The Maratha Morè clan of Javli or Jayavalli came to prominence early in the 16th century when the first sultan of Bijapur granted them the kingdom (Jagir) of Javli.This branch was called the Chandrarao Morè branch of Javli. The ruler of the kingdom had a title of Chandrarao. The first recognized Chandrarao was Raja Parsojiraje Bajirao More who was given the jagir of Javli due to his immense valour of killing a tiger alone in a hunt with Adilshah. Javli, near the modern day hill station of Mahabaleshwar, occupied a strategic position in the eastern foothills of the Northern Sahyadri mountain range. Within 60 miles length of the mountains there are eight passes through which trade flowed from the coastal Konkan ports of Chiplun and Colaba on their way to the inlands of Deccan. For eight generations, the Morès amassed great fortune by taxing the trade with a help of a force of 12,000 soldiers.

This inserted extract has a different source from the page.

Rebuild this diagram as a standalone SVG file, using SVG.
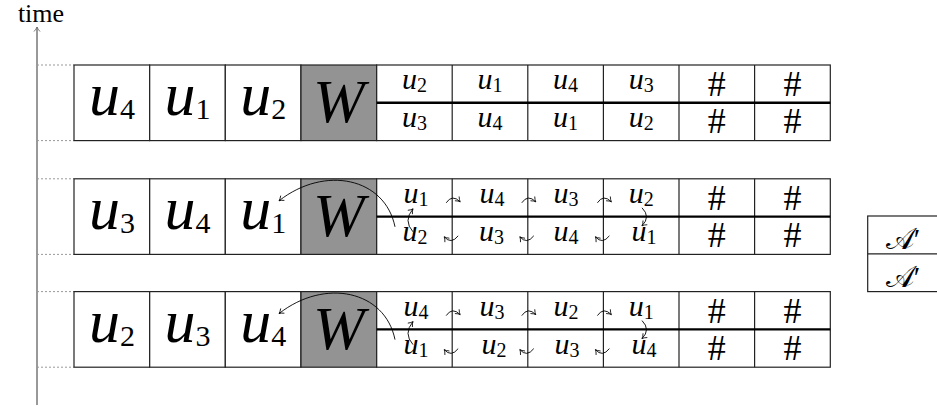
<svg xmlns="http://www.w3.org/2000/svg" width="937" height="406" viewBox="0 0 937 406">
<defs>
<style>
.c{fill:#fff;stroke:#222;stroke-width:1.2}
.w{fill:#939393;stroke:#222;stroke-width:1.2}
.mid{stroke:#000;stroke-width:2.4}
.big{font-size:62px;text-anchor:middle}
.v,.W{font-style:italic}
.big .s{font-size:30px}
.W{font-size:62px;text-anchor:middle}
.sm{font-size:30px;text-anchor:middle}
.sm .s{font-size:20px}
.h{font-size:36px;text-anchor:middle}
.dot{stroke:#999;stroke-width:1;stroke-dasharray:2 2}
.arr{fill:none;stroke:#000;stroke-width:0.9;marker-end:url(#ah)}
</style>
<marker id="ah" viewBox="-6 -4 8 8" refX="0" refY="0" markerWidth="8" markerHeight="8" markerUnits="userSpaceOnUse" orient="auto"><path d="M-4.5,-3 Q-2,-0.6 0,0 Q-2,0.6 -4.5,3" fill="none" stroke="#000" stroke-width="0.8"/></marker>
<marker id="ahg" viewBox="-6 -4 8 8" refX="0" refY="0" markerWidth="8" markerHeight="8" markerUnits="userSpaceOnUse" orient="auto"><path d="M-4.5,-3 Q-2,-0.6 0,0 Q-2,0.6 -4.5,3" fill="none" stroke="#777" stroke-width="1"/></marker>
</defs>
<rect width="937" height="406" fill="#fff"/>
<g font-family="'Liberation Serif', 'Times New Roman', serif" fill="#000">
<g id="axis">
<line x1="37" y1="405" x2="37" y2="27" stroke="#777" stroke-width="1.5" marker-end="url(#ahg)"/>
<text x="41" y="22" font-size="26" text-anchor="middle">time</text>
<line class="dot" x1="37" y1="65" x2="74" y2="65"/>
<line class="dot" x1="37" y1="140.6" x2="74" y2="140.6"/>
<line class="dot" x1="37" y1="178.8" x2="74" y2="178.8"/>
<line class="dot" x1="37" y1="254.4" x2="74" y2="254.4"/>
<line class="dot" x1="37" y1="291.6" x2="74" y2="291.6"/>
<line class="dot" x1="37" y1="367.2" x2="74" y2="367.2"/>
</g>
<g id="row1" transform="translate(0,65)">
<rect class="c" x="74" y="0" width="75.6" height="75.6"/>
<rect class="c" x="149.7" y="0" width="75.6" height="75.6"/>
<rect class="c" x="225.3" y="0" width="75.6" height="75.6"/>
<rect class="w" x="301" y="0" width="75.6" height="75.6"/>
<rect class="c" x="376.7" y="0" width="453.6" height="75.6"/>
<path d="M452.2,0V75.6M527.8,0V75.6M603.4,0V75.6M679,0V75.6M754.6,0V75.6" stroke="#222" stroke-width="1.2"/>
<line class="mid" x1="376.7" y1="37.8" x2="830.3" y2="37.8"/>
<text class="big" x="111.9" y="50"><tspan class="v">u</tspan><tspan class="s" dy="4">4</tspan></text>
<text class="big" x="187.5" y="50"><tspan class="v">u</tspan><tspan class="s" dy="4">1</tspan></text>
<text class="big" x="263.2" y="50"><tspan class="v">u</tspan><tspan class="s" dy="4">2</tspan></text>
<text class="W" x="338.9" y="57">W</text>
<text class="sm" x="414.5" y="24"><tspan class="v">u</tspan><tspan class="s" dy="3">2</tspan></text>
<text class="sm" x="490" y="24"><tspan class="v">u</tspan><tspan class="s" dy="3">1</tspan></text>
<text class="sm" x="565.6" y="24"><tspan class="v">u</tspan><tspan class="s" dy="3">4</tspan></text>
<text class="sm" x="641.2" y="24"><tspan class="v">u</tspan><tspan class="s" dy="3">3</tspan></text>
<text class="sm" x="414.5" y="62.3"><tspan class="v">u</tspan><tspan class="s" dy="3">3</tspan></text>
<text class="sm" x="490" y="62.3"><tspan class="v">u</tspan><tspan class="s" dy="3">4</tspan></text>
<text class="sm" x="565.6" y="62.3"><tspan class="v">u</tspan><tspan class="s" dy="3">1</tspan></text>
<text class="sm" x="641.2" y="62.3"><tspan class="v">u</tspan><tspan class="s" dy="3">2</tspan></text>
<text class="h" x="716.8" y="31">#</text>
<text class="h" x="792.4" y="31">#</text>
<text class="h" x="716.8" y="68">#</text>
<text class="h" x="792.4" y="68">#</text>
</g>
<g id="row2" transform="translate(0,178.8)">
<rect class="c" x="74" y="0" width="75.6" height="75.6"/>
<rect class="c" x="149.7" y="0" width="75.6" height="75.6"/>
<rect class="c" x="225.3" y="0" width="75.6" height="75.6"/>
<rect class="w" x="301" y="0" width="75.6" height="75.6"/>
<rect class="c" x="376.7" y="0" width="453.6" height="75.6"/>
<path d="M452.2,0V75.6M527.8,0V75.6M603.4,0V75.6M679,0V75.6M754.6,0V75.6" stroke="#222" stroke-width="1.2"/>
<line class="mid" x1="376.7" y1="37.8" x2="830.3" y2="37.8"/>
<text class="big" x="111.9" y="50"><tspan class="v">u</tspan><tspan class="s" dy="4">3</tspan></text>
<text class="big" x="187.5" y="50"><tspan class="v">u</tspan><tspan class="s" dy="4">4</tspan></text>
<text class="big" x="263.2" y="50"><tspan class="v">u</tspan><tspan class="s" dy="4">1</tspan></text>
<text class="W" x="338.9" y="57">W</text>
<text class="sm" x="416" y="24"><tspan class="v">u</tspan><tspan class="s" dy="3">1</tspan></text>
<text class="sm" x="492" y="24"><tspan class="v">u</tspan><tspan class="s" dy="3">4</tspan></text>
<text class="sm" x="566" y="24"><tspan class="v">u</tspan><tspan class="s" dy="3">3</tspan></text>
<text class="sm" x="641.2" y="24"><tspan class="v">u</tspan><tspan class="s" dy="3">2</tspan></text>
<text class="sm" x="415" y="62.3"><tspan class="v">u</tspan><tspan class="s" dy="3">2</tspan></text>
<text class="sm" x="491.5" y="62.3"><tspan class="v">u</tspan><tspan class="s" dy="3">3</tspan></text>
<text class="sm" x="566" y="62.3"><tspan class="v">u</tspan><tspan class="s" dy="3">4</tspan></text>
<text class="sm" x="644" y="62.3"><tspan class="v">u</tspan><tspan class="s" dy="3">1</tspan></text>
<text class="h" x="716.8" y="31">#</text>
<text class="h" x="792.4" y="31">#</text>
<text class="h" x="716.8" y="68">#</text>
<text class="h" x="792.4" y="68">#</text>
</g>
<g id="row3" transform="translate(0,291.6)">
<rect class="c" x="74" y="0" width="75.6" height="75.6"/>
<rect class="c" x="149.7" y="0" width="75.6" height="75.6"/>
<rect class="c" x="225.3" y="0" width="75.6" height="75.6"/>
<rect class="w" x="301" y="0" width="75.6" height="75.6"/>
<rect class="c" x="376.7" y="0" width="453.6" height="75.6"/>
<path d="M452.2,0V75.6M527.8,0V75.6M603.4,0V75.6M679,0V75.6M754.6,0V75.6" stroke="#222" stroke-width="1.2"/>
<line class="mid" x1="376.7" y1="37.8" x2="830.3" y2="37.8"/>
<text class="big" x="111.9" y="50"><tspan class="v">u</tspan><tspan class="s" dy="4">2</tspan></text>
<text class="big" x="187.5" y="50"><tspan class="v">u</tspan><tspan class="s" dy="4">3</tspan></text>
<text class="big" x="263.2" y="50"><tspan class="v">u</tspan><tspan class="s" dy="4">4</tspan></text>
<text class="W" x="338.9" y="57">W</text>
<text class="sm" x="416" y="24"><tspan class="v">u</tspan><tspan class="s" dy="3">4</tspan></text>
<text class="sm" x="492" y="24"><tspan class="v">u</tspan><tspan class="s" dy="3">3</tspan></text>
<text class="sm" x="566" y="24"><tspan class="v">u</tspan><tspan class="s" dy="3">2</tspan></text>
<text class="sm" x="641.2" y="24"><tspan class="v">u</tspan><tspan class="s" dy="3">1</tspan></text>
<text class="sm" x="416" y="62.3"><tspan class="v">u</tspan><tspan class="s" dy="3">1</tspan></text>
<text class="sm" x="494" y="62.3"><tspan class="v">u</tspan><tspan class="s" dy="3">2</tspan></text>
<text class="sm" x="567" y="62.3"><tspan class="v">u</tspan><tspan class="s" dy="3">3</tspan></text>
<text class="sm" x="644" y="62.3"><tspan class="v">u</tspan><tspan class="s" dy="3">4</tspan></text>
<text class="h" x="716.8" y="31">#</text>
<text class="h" x="792.4" y="31">#</text>
<text class="h" x="716.8" y="68">#</text>
<text class="h" x="792.4" y="68">#</text>
</g>
<g id="aprime">
<rect class="c" x="867.7" y="216" width="90" height="75.6"/>
<line x1="867.7" y1="253.8" x2="940" y2="253.8" stroke="#222" stroke-width="1.2"/>
<text x="903" y="249" font-size="30" text-anchor="middle">𝒜′</text>
<text x="903" y="287" font-size="30" text-anchor="middle">𝒜′</text>
</g>
<g id="connectors">
<g transform="translate(0,178.8)">
<path class="arr" d="M446.2,24 Q452.2,15 460.2,23"/>
<path class="arr" d="M521.8,24 Q527.8,15 535.8,23"/>
<path class="arr" d="M597.4,24 Q603.4,15 611.4,23"/>
<path class="arr" d="M458.2,57 Q451.2,66 444.2,58"/>
<path class="arr" d="M533.8,57 Q526.8,66 519.8,58"/>
<path class="arr" d="M609.4,57 Q602.4,66 595.4,58"/>
<path class="arr" d="M413,53 Q403,42 413,30"/>
<path class="arr" d="M642,29 Q651,38 642,47"/>
<path class="arr" d="M395,48 C385,-1 325,-14 279,22"/>
</g>
<g transform="translate(0,291.6)">
<path class="arr" d="M446.2,24 Q452.2,15 460.2,23"/>
<path class="arr" d="M521.8,24 Q527.8,15 535.8,23"/>
<path class="arr" d="M597.4,24 Q603.4,15 611.4,23"/>
<path class="arr" d="M458.2,57 Q451.2,66 444.2,58"/>
<path class="arr" d="M533.8,57 Q526.8,66 519.8,58"/>
<path class="arr" d="M609.4,57 Q602.4,66 595.4,58"/>
<path class="arr" d="M413,53 Q403,42 413,30"/>
<path class="arr" d="M642,29 Q651,38 642,47"/>
<path class="arr" d="M395,48 C385,-1 325,-14 279,22"/>
</g>
</g>
</g>
</svg>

===Controversy on conquest of Javli by Shivaji===

Modern historian Dipesh Chakrabarty writes about the controversial circumstances in which Javali was obtained by Shivaji, the founder of Maratha Empire in 1656. Javli was very important to Shivaji Maharaj for the founding of his Kingdom. Upon review of the documents, prominent historian Sarkar concluded that "the acquisition of Javli was the result of deliberate murder and organized treachery on part of Shivaji". However, Chakrabarty says that this conclusion did not sit well with the nationalist historians from Maharashtra of Sarkar's time. This was despite the fact that all the old Hindu biographers agreed that it was an act of premeditated murder. The remaining son of Chandra rao continued his fight against Shivaji by seeking refuge with the Adil shah. Other members of the clan joined the Mughals and helped the Mughal general, Jai Singh in his campaign against Shivaji.
Historian Gordon agrees with Sarkar and concludes based on historical documents that Shivaji had no legal rights to Javali hence this was an act of "conscious treachery" on his part. and Indian historian Satish Chandra also comes to the same conclusion.